:: Data entries ::
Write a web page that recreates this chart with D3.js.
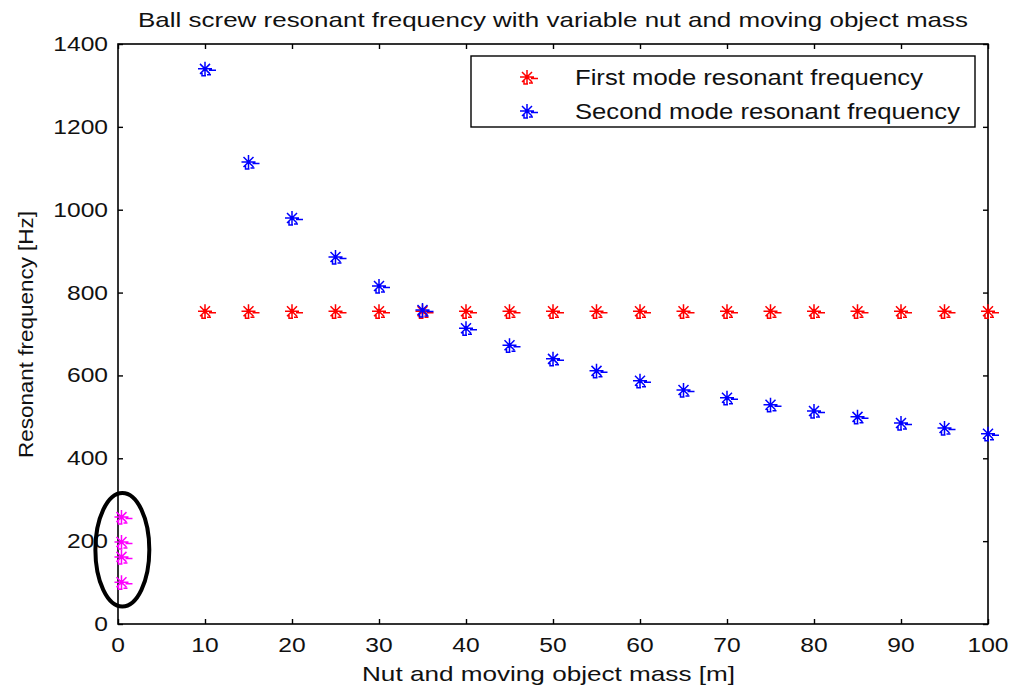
--
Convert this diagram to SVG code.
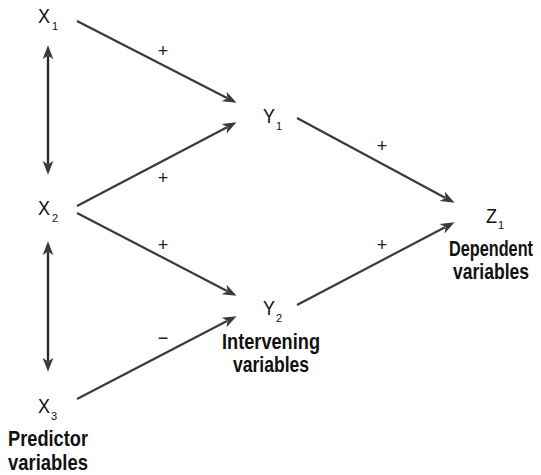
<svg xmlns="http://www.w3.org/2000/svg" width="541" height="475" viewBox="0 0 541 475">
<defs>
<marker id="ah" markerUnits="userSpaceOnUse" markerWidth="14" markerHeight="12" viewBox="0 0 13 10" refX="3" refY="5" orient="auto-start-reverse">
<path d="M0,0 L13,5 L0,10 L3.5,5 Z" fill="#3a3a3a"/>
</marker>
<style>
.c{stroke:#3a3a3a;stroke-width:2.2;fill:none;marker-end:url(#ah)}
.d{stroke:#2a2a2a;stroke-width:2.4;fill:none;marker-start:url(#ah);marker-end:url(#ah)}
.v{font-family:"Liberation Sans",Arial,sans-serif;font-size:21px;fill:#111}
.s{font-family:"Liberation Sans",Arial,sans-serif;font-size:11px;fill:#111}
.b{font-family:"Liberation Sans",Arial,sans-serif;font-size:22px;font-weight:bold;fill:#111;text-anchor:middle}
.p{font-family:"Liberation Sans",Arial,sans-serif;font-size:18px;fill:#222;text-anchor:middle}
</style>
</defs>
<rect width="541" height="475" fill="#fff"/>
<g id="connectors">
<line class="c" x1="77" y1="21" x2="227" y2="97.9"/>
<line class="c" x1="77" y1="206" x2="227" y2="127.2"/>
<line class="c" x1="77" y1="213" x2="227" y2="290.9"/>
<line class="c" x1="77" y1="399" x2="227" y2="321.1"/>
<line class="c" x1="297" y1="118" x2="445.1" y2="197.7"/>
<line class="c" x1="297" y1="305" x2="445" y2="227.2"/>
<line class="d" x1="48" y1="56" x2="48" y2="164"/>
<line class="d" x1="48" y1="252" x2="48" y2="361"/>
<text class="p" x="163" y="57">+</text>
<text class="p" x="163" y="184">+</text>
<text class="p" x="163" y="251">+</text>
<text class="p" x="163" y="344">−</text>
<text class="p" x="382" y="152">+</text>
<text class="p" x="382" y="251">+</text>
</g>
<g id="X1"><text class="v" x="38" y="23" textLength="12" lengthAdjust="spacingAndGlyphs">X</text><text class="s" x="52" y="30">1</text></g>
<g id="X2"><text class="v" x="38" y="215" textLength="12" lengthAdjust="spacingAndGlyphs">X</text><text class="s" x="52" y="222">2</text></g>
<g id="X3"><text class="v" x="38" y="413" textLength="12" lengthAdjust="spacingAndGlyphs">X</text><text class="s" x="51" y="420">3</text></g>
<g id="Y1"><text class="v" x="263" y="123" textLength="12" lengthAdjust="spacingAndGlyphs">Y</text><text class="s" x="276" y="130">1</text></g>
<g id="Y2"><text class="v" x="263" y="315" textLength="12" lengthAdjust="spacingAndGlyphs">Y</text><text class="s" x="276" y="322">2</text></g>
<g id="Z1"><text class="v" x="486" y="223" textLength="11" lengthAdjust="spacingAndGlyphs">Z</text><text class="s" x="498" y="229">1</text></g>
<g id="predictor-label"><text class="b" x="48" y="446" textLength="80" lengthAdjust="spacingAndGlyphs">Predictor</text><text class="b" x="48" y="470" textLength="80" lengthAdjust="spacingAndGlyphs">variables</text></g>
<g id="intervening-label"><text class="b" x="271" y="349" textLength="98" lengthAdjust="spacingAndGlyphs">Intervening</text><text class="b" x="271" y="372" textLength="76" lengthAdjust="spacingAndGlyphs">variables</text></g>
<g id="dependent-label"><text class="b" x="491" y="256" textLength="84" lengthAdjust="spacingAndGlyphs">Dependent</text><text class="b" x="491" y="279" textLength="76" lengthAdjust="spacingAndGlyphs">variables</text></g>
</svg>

:: Directive ::
In the records above, collect each line with "this".

:: Problem solution ::
Write a web page that recreates this chart with D3.js.
Convert this diagram to SVG code.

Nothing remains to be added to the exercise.